(Given exercise): Find the word "chart" in the data. Return every line where it appears.

☆ ☆ ☆ ☆ ☆ ☆ ☆

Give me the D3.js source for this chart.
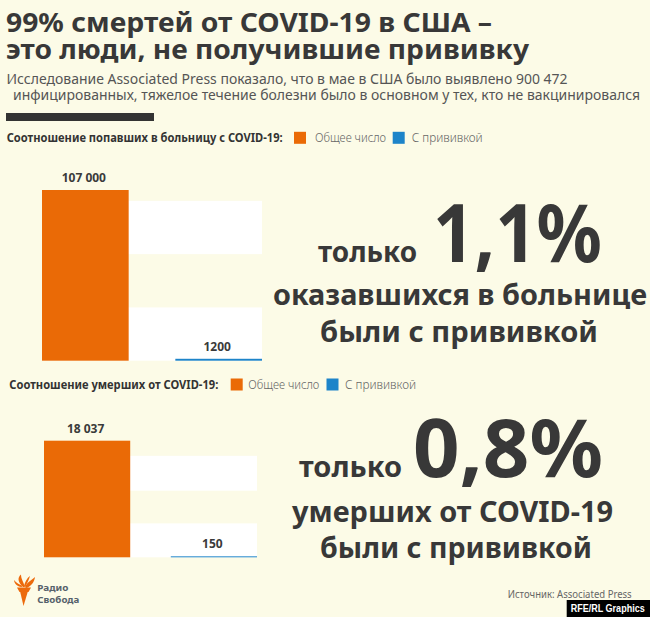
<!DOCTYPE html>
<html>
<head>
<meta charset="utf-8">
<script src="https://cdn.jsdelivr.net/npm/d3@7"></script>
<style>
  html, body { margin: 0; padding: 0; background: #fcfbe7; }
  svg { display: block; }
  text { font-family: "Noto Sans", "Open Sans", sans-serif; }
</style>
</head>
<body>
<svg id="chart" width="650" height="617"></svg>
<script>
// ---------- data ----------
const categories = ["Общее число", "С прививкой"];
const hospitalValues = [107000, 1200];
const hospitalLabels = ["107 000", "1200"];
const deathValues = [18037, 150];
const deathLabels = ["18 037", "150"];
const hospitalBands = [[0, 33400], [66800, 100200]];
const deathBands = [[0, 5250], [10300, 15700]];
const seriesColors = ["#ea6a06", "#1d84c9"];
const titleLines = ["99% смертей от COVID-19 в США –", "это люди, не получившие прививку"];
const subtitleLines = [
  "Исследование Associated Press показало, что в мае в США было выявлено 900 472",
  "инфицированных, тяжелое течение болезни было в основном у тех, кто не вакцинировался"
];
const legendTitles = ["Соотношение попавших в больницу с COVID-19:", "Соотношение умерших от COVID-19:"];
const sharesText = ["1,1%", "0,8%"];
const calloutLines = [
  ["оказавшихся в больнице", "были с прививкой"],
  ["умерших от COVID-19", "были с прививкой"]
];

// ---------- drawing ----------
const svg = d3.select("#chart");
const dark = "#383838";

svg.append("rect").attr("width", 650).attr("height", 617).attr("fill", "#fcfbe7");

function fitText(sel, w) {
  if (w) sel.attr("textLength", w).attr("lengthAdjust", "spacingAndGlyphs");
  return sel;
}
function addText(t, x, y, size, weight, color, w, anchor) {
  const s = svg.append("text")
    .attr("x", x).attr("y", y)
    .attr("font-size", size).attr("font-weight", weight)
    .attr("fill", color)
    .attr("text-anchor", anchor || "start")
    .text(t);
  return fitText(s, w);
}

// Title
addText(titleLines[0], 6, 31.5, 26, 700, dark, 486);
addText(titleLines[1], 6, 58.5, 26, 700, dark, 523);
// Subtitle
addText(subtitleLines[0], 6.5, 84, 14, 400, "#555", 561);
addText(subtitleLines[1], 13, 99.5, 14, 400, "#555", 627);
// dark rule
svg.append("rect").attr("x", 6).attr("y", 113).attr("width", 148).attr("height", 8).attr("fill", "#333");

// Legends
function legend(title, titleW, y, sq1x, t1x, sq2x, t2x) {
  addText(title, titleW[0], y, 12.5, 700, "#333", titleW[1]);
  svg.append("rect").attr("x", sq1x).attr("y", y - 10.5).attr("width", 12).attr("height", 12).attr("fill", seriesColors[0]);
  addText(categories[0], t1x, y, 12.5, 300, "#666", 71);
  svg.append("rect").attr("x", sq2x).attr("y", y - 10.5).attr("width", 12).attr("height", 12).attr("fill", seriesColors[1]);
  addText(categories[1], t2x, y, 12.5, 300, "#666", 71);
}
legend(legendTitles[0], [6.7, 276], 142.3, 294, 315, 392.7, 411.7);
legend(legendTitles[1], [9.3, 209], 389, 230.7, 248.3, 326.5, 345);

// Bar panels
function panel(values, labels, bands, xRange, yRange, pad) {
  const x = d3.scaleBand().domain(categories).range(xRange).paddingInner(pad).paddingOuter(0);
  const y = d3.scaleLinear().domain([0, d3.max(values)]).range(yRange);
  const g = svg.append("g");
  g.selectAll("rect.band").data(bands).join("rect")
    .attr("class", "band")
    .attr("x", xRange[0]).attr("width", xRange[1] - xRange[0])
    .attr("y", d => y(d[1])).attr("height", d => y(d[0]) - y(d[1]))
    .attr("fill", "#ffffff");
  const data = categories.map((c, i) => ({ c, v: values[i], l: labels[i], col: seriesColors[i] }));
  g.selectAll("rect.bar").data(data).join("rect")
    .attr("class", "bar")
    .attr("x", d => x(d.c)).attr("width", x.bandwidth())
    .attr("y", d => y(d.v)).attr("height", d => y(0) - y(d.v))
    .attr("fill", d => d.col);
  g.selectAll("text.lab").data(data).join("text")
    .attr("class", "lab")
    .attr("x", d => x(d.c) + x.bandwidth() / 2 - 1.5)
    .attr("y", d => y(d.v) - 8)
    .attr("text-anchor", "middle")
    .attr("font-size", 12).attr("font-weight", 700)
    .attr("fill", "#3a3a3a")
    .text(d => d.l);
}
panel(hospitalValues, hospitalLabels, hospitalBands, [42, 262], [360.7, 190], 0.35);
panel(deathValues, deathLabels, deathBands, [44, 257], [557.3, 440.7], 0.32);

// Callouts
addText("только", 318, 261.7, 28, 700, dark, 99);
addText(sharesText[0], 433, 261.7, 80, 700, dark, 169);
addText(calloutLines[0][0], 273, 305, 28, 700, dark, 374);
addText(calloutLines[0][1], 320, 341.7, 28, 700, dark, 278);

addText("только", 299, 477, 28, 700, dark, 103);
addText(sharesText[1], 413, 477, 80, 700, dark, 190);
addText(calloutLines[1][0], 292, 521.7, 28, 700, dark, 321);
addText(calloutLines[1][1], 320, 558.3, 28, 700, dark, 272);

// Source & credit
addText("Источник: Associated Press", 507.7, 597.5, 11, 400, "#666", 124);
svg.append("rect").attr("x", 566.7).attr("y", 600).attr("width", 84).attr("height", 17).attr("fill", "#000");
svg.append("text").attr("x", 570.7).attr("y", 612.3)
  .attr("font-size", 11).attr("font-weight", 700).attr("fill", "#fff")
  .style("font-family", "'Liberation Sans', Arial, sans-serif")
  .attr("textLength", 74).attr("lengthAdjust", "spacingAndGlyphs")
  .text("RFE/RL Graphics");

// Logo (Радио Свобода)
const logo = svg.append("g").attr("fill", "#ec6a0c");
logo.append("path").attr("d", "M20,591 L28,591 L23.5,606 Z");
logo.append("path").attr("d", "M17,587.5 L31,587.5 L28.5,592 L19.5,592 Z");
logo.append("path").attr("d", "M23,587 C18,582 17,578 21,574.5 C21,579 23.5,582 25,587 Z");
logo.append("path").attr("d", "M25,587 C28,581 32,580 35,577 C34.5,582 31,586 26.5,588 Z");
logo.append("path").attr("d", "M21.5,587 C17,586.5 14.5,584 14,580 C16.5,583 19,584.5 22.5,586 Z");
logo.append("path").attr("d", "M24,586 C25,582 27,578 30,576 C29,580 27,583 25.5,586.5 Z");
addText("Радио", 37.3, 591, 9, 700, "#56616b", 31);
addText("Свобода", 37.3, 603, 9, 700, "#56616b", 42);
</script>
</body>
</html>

☆ ☆ ☆ ☆ ☆ ☆ ☆

(Answer for the task):
Give me the D3.js source for this chart.
<svg id="chart" width="650" height="617"></svg>
const svg = d3.select("#chart");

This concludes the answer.